* Start Data block *

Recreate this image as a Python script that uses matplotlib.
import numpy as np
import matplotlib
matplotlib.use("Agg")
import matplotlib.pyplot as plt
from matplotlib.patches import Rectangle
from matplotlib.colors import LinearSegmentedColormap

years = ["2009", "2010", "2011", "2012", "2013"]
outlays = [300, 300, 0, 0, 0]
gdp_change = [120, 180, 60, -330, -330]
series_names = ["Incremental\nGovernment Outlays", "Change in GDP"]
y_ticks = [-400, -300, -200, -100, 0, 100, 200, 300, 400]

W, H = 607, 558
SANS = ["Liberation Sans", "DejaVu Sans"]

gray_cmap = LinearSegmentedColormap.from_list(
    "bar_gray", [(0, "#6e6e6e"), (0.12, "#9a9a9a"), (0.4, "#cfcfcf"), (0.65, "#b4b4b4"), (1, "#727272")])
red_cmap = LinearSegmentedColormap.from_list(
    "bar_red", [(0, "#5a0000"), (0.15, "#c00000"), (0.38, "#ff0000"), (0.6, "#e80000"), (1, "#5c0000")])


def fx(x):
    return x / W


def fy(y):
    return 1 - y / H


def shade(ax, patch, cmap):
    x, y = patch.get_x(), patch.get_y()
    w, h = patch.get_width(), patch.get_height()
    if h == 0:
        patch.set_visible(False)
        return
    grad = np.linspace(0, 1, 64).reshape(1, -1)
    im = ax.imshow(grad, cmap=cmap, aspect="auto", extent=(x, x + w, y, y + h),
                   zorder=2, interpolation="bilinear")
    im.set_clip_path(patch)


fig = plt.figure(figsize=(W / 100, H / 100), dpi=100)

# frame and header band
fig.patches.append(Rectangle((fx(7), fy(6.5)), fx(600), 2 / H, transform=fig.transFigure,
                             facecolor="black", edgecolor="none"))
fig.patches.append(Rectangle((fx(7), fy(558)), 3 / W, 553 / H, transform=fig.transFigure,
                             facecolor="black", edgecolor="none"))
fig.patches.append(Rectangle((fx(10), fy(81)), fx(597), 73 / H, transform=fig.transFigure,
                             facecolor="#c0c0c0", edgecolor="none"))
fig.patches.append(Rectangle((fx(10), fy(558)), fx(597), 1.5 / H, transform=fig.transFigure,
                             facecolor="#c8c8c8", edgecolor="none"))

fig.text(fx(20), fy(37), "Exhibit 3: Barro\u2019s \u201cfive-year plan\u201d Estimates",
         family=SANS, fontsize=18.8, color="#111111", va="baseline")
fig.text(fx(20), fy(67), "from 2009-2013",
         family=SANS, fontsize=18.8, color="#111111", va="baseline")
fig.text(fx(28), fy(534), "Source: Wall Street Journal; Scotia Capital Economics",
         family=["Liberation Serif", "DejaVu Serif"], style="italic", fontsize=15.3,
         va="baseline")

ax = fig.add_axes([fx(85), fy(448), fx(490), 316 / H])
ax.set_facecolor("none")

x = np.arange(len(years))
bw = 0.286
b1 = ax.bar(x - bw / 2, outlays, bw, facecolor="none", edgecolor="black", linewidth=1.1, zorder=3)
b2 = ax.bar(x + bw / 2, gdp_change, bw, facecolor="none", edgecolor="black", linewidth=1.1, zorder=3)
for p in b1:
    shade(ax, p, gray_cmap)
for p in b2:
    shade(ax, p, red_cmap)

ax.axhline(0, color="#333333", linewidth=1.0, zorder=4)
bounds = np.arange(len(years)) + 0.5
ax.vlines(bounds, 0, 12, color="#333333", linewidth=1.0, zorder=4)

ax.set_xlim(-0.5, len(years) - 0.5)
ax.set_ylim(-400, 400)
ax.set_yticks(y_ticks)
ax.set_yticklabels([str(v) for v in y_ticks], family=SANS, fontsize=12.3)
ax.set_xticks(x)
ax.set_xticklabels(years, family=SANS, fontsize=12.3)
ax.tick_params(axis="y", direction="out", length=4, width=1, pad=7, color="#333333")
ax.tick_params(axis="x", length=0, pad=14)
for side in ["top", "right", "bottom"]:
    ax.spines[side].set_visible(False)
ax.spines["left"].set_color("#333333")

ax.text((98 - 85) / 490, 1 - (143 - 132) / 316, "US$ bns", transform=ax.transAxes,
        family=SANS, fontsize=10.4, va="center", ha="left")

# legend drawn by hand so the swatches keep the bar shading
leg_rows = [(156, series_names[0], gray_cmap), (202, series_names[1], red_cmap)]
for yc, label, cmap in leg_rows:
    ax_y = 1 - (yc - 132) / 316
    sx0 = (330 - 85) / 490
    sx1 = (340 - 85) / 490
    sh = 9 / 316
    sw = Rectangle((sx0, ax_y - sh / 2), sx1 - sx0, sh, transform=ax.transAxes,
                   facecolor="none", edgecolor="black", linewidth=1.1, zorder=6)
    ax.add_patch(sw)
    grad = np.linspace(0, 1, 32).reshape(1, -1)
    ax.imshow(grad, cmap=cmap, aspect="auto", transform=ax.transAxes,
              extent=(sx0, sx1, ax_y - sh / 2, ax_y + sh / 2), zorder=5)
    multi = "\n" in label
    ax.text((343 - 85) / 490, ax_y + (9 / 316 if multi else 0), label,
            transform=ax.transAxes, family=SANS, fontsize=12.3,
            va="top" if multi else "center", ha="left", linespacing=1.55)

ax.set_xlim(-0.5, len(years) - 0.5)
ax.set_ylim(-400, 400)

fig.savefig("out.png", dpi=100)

* End Data block *

Exercise description:
The data above must be returned in full, exactly as written.

Exercise solution:
Recreate this image as a Python script that uses matplotlib.
import numpy as np
import matplotlib
matplotlib.use("Agg")
import matplotlib.pyplot as plt
from matplotlib.patches import Rectangle
from matplotlib.colors import LinearSegmentedColormap

years = ["2009", "2010", "2011", "2012", "2013"]
outlays = [300, 300, 0, 0, 0]
gdp_change = [120, 180, 60, -330, -330]
series_names = ["Incremental\nGovernment Outlays", "Change in GDP"]
y_ticks = [-400, -300, -200, -100, 0, 100, 200, 300, 400]

W, H = 607, 558
SANS = ["Liberation Sans", "DejaVu Sans"]

gray_cmap = LinearSegmentedColormap.from_list(
    "bar_gray", [(0, "#6e6e6e"), (0.12, "#9a9a9a"), (0.4, "#cfcfcf"), (0.65, "#b4b4b4"), (1, "#727272")])
red_cmap = LinearSegmentedColormap.from_list(
    "bar_red", [(0, "#5a0000"), (0.15, "#c00000"), (0.38, "#ff0000"), (0.6, "#e80000"), (1, "#5c0000")])


def fx(x):
    return x / W


def fy(y):
    return 1 - y / H


def shade(ax, patch, cmap):
    x, y = patch.get_x(), patch.get_y()
    w, h = patch.get_width(), patch.get_height()
    if h == 0:
        patch.set_visible(False)
        return
    grad = np.linspace(0, 1, 64).reshape(1, -1)
    im = ax.imshow(grad, cmap=cmap, aspect="auto", extent=(x, x + w, y, y + h),
                   zorder=2, interpolation="bilinear")
    im.set_clip_path(patch)


fig = plt.figure(figsize=(W / 100, H / 100), dpi=100)

# frame and header band
fig.patches.append(Rectangle((fx(7), fy(6.5)), fx(600), 2 / H, transform=fig.transFigure,
                             facecolor="black", edgecolor="none"))
fig.patches.append(Rectangle((fx(7), fy(558)), 3 / W, 553 / H, transform=fig.transFigure,
                             facecolor="black", edgecolor="none"))
fig.patches.append(Rectangle((fx(10), fy(81)), fx(597), 73 / H, transform=fig.transFigure,
                             facecolor="#c0c0c0", edgecolor="none"))
fig.patches.append(Rectangle((fx(10), fy(558)), fx(597), 1.5 / H, transform=fig.transFigure,
                             facecolor="#c8c8c8", edgecolor="none"))

fig.text(fx(20), fy(37), "Exhibit 3: Barro\u2019s \u201cfive-year plan\u201d Estimates",
         family=SANS, fontsize=18.8, color="#111111", va="baseline")
fig.text(fx(20), fy(67), "from 2009-2013",
         family=SANS, fontsize=18.8, color="#111111", va="baseline")
fig.text(fx(28), fy(534), "Source: Wall Street Journal; Scotia Capital Economics",
         family=["Liberation Serif", "DejaVu Serif"], style="italic", fontsize=15.3,
         va="baseline")

ax = fig.add_axes([fx(85), fy(448), fx(490), 316 / H])
ax.set_facecolor("none")

x = np.arange(len(years))
bw = 0.286
b1 = ax.bar(x - bw / 2, outlays, bw, facecolor="none", edgecolor="black", linewidth=1.1, zorder=3)
b2 = ax.bar(x + bw / 2, gdp_change, bw, facecolor="none", edgecolor="black", linewidth=1.1, zorder=3)
for p in b1:
    shade(ax, p, gray_cmap)
for p in b2:
    shade(ax, p, red_cmap)

ax.axhline(0, color="#333333", linewidth=1.0, zorder=4)
bounds = np.arange(len(years)) + 0.5
ax.vlines(bounds, 0, 12, color="#333333", linewidth=1.0, zorder=4)

ax.set_xlim(-0.5, len(years) - 0.5)
ax.set_ylim(-400, 400)
ax.set_yticks(y_ticks)
ax.set_yticklabels([str(v) for v in y_ticks], family=SANS, fontsize=12.3)
ax.set_xticks(x)
ax.set_xticklabels(years, family=SANS, fontsize=12.3)
ax.tick_params(axis="y", direction="out", length=4, width=1, pad=7, color="#333333")
ax.tick_params(axis="x", length=0, pad=14)
for side in ["top", "right", "bottom"]:
    ax.spines[side].set_visible(False)
ax.spines["left"].set_color("#333333")

ax.text((98 - 85) / 490, 1 - (143 - 132) / 316, "US$ bns", transform=ax.transAxes,
        family=SANS, fontsize=10.4, va="center", ha="left")

# legend drawn by hand so the swatches keep the bar shading
leg_rows = [(156, series_names[0], gray_cmap), (202, series_names[1], red_cmap)]
for yc, label, cmap in leg_rows:
    ax_y = 1 - (yc - 132) / 316
    sx0 = (330 - 85) / 490
    sx1 = (340 - 85) / 490
    sh = 9 / 316
    sw = Rectangle((sx0, ax_y - sh / 2), sx1 - sx0, sh, transform=ax.transAxes,
                   facecolor="none", edgecolor="black", linewidth=1.1, zorder=6)
    ax.add_patch(sw)
    grad = np.linspace(0, 1, 32).reshape(1, -1)
    ax.imshow(grad, cmap=cmap, aspect="auto", transform=ax.transAxes,
              extent=(sx0, sx1, ax_y - sh / 2, ax_y + sh / 2), zorder=5)
    multi = "\n" in label
    ax.text((343 - 85) / 490, ax_y + (9 / 316 if multi else 0), label,
            transform=ax.transAxes, family=SANS, fontsize=12.3,
            va="top" if multi else "center", ha="left", linespacing=1.55)

ax.set_xlim(-0.5, len(years) - 0.5)
ax.set_ylim(-400, 400)

fig.savefig("out.png", dpi=100)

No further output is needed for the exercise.